_What the task asks:_
Quote the listing below in its entirety, omitting every image.
◆ ◆ ◆ ◆ ◆ ◆ ◆
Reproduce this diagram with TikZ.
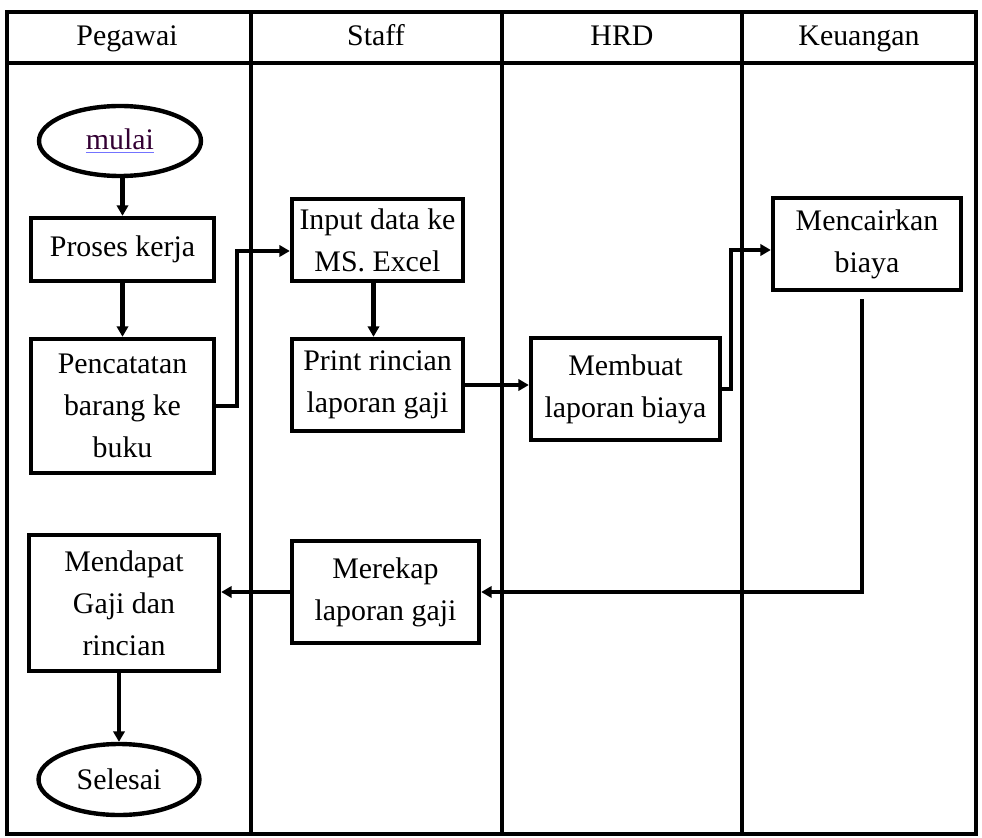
\documentclass[tikz,border=0pt]{standalone}
\usepackage{fontspec}
\setmainfont{Liberation Serif}
\usetikzlibrary{arrows.meta,shapes.geometric}
\newcommand{\spellwarn}[1]{\rlap{\color{blue!55}\underline{\phantom{#1}}}{\color{violet!40!black}#1}}

\begin{document}
\begin{tikzpicture}
  [x=0.02cm,y=-0.02cm,line width=2.5pt,
   every node/.style={font=\fontsize{17}{24}\selectfont,align=center,inner sep=0pt},
   lanehead/.style={anchor=base},
   proc/.style={draw,rectangle},
   term/.style={draw,ellipse},
   flow/.style={-{Triangle[length=6pt,width=6.5pt]}}]
  \useasboundingbox (0,0) rectangle (982,837);

  % swimlanes
  \draw[line width=1.9pt] (7,12) rectangle (976,834);
  \draw[line width=1.9pt] (7,63) -- (976,63);
  \foreach \x in {251,502,742}
    \draw[line width=1.9pt] (\x,12) -- (\x,834);
  \node[lanehead] (h1) at (127,46) {Pegawai};
  \node[lanehead] (h2) at (376,46) {Staff};
  \node[lanehead] (h3) at (622,46) {HRD};
  \node[lanehead] (h4) at (859,46) {Keuangan};

  % steps
  \node[term,minimum width=3.24cm,minimum height=1.4cm] (mulai) at (120,141) {\spellwarn{mulai}};
  \node[proc,minimum width=3.66cm,minimum height=1.26cm] (proses) at (122.5,249.5) {Proses kerja};
  \node[proc,minimum width=3.66cm,minimum height=2.68cm] (catat) at (122.5,406) {Pencatatan\\barang ke\\buku};
  \node[proc,minimum width=3.42cm,minimum height=1.64cm] (input) at (377.5,240) {Input data ke\\MS. Excel};
  \node[proc,minimum width=3.42cm,minimum height=1.84cm] (print) at (377.5,385) {Print rincian\\laporan gaji};
  \node[proc,minimum width=3.78cm,minimum height=2.04cm] (membuat) at (625.5,389) {Membuat\\laporan biaya};
  \node[proc,minimum width=3.76cm,minimum height=1.84cm] (cair) at (867,244) {Mencairkan\\biaya};
  \node[proc,minimum width=3.74cm,minimum height=2.04cm] (rekap) at (385.5,592) {Merekap\\laporan gaji};
  \node[proc,minimum width=3.8cm,minimum height=2.72cm] (dapat) at (124,603) {Mendapat\\Gaji dan\\rincian};
  \node[term,minimum width=3.22cm,minimum height=1.42cm] (selesai) at (119,779.5) {Selesai};

  % connectors
  \foreach \from/\to in {mulai/proses,proses/catat,dapat/selesai}
    \draw[flow] (\to.north |- \from.south) -- (\to.north);
  \draw[flow] ([xshift=-0.08cm]input.south) -- ([xshift=-0.08cm]print.north);
  \draw[flow] (catat.east) -- ++(21,0) |- ([yshift=-0.22cm]input.west);
  \draw[flow] (print.east) -- (print.east -| membuat.west);
  \draw[flow] (membuat.east) -- ++(9,0) |- ([yshift=-0.12cm]cair.west);
  \draw[flow] ([xshift=-0.1cm,yshift=-0.14cm]cair.south) |- (rekap.east);
  \draw[flow] (rekap.west) -- (rekap.west -| dapat.east);
\end{tikzpicture}
\end{document}
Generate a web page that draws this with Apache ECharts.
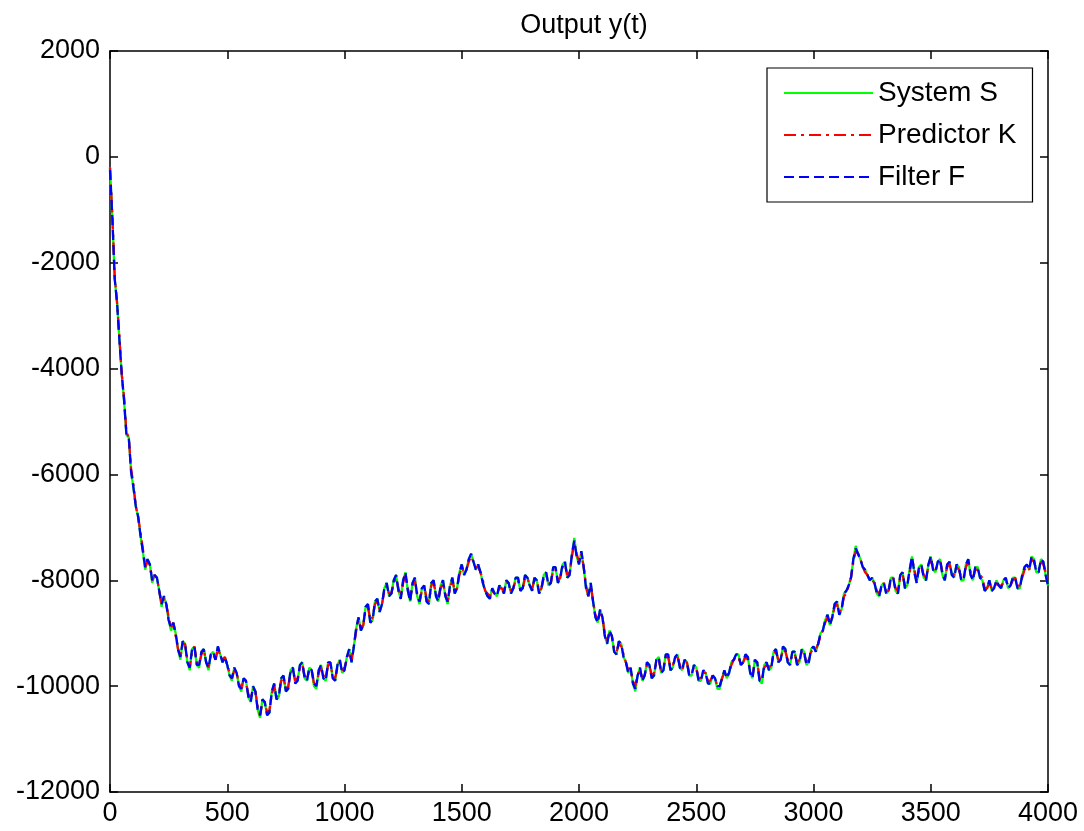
◆ ◆ ◆ ◆ ◆ ◆ ◆
_Output for this exercise:_
Reproduce this diagram with TikZ.
\documentclass[tikz,border=0pt]{standalone}
\usepackage{fontspec}
\setmainfont{Liberation Serif}
\usetikzlibrary{arrows.meta,shapes.geometric}
\newcommand{\spellwarn}[1]{\rlap{\color{blue!55}\underline{\phantom{#1}}}{\color{violet!40!black}#1}}

\begin{document}
\begin{tikzpicture}
  [x=0.02cm,y=-0.02cm,line width=2.5pt,
   every node/.style={font=\fontsize{17}{24}\selectfont,align=center,inner sep=0pt},
   lanehead/.style={anchor=base},
   proc/.style={draw,rectangle},
   term/.style={draw,ellipse},
   flow/.style={-{Triangle[length=6pt,width=6.5pt]}}]
  \useasboundingbox (0,0) rectangle (982,837);

  % swimlanes
  \draw[line width=1.9pt] (7,12) rectangle (976,834);
  \draw[line width=1.9pt] (7,63) -- (976,63);
  \foreach \x in {251,502,742}
    \draw[line width=1.9pt] (\x,12) -- (\x,834);
  \node[lanehead] (h1) at (127,46) {Pegawai};
  \node[lanehead] (h2) at (376,46) {Staff};
  \node[lanehead] (h3) at (622,46) {HRD};
  \node[lanehead] (h4) at (859,46) {Keuangan};

  % steps
  \node[term,minimum width=3.24cm,minimum height=1.4cm] (mulai) at (120,141) {\spellwarn{mulai}};
  \node[proc,minimum width=3.66cm,minimum height=1.26cm] (proses) at (122.5,249.5) {Proses kerja};
  \node[proc,minimum width=3.66cm,minimum height=2.68cm] (catat) at (122.5,406) {Pencatatan\\barang ke\\buku};
  \node[proc,minimum width=3.42cm,minimum height=1.64cm] (input) at (377.5,240) {Input data ke\\MS. Excel};
  \node[proc,minimum width=3.42cm,minimum height=1.84cm] (print) at (377.5,385) {Print rincian\\laporan gaji};
  \node[proc,minimum width=3.78cm,minimum height=2.04cm] (membuat) at (625.5,389) {Membuat\\laporan biaya};
  \node[proc,minimum width=3.76cm,minimum height=1.84cm] (cair) at (867,244) {Mencairkan\\biaya};
  \node[proc,minimum width=3.74cm,minimum height=2.04cm] (rekap) at (385.5,592) {Merekap\\laporan gaji};
  \node[proc,minimum width=3.8cm,minimum height=2.72cm] (dapat) at (124,603) {Mendapat\\Gaji dan\\rincian};
  \node[term,minimum width=3.22cm,minimum height=1.42cm] (selesai) at (119,779.5) {Selesai};

  % connectors
  \foreach \from/\to in {mulai/proses,proses/catat,dapat/selesai}
    \draw[flow] (\to.north |- \from.south) -- (\to.north);
  \draw[flow] ([xshift=-0.08cm]input.south) -- ([xshift=-0.08cm]print.north);
  \draw[flow] (catat.east) -- ++(21,0) |- ([yshift=-0.22cm]input.west);
  \draw[flow] (print.east) -- (print.east -| membuat.west);
  \draw[flow] (membuat.east) -- ++(9,0) |- ([yshift=-0.12cm]cair.west);
  \draw[flow] ([xshift=-0.1cm,yshift=-0.14cm]cair.south) |- (rekap.east);
  \draw[flow] (rekap.west) -- (rekap.west -| dapat.east);
\end{tikzpicture}
\end{document}
Generate a web page that draws this with Apache ECharts.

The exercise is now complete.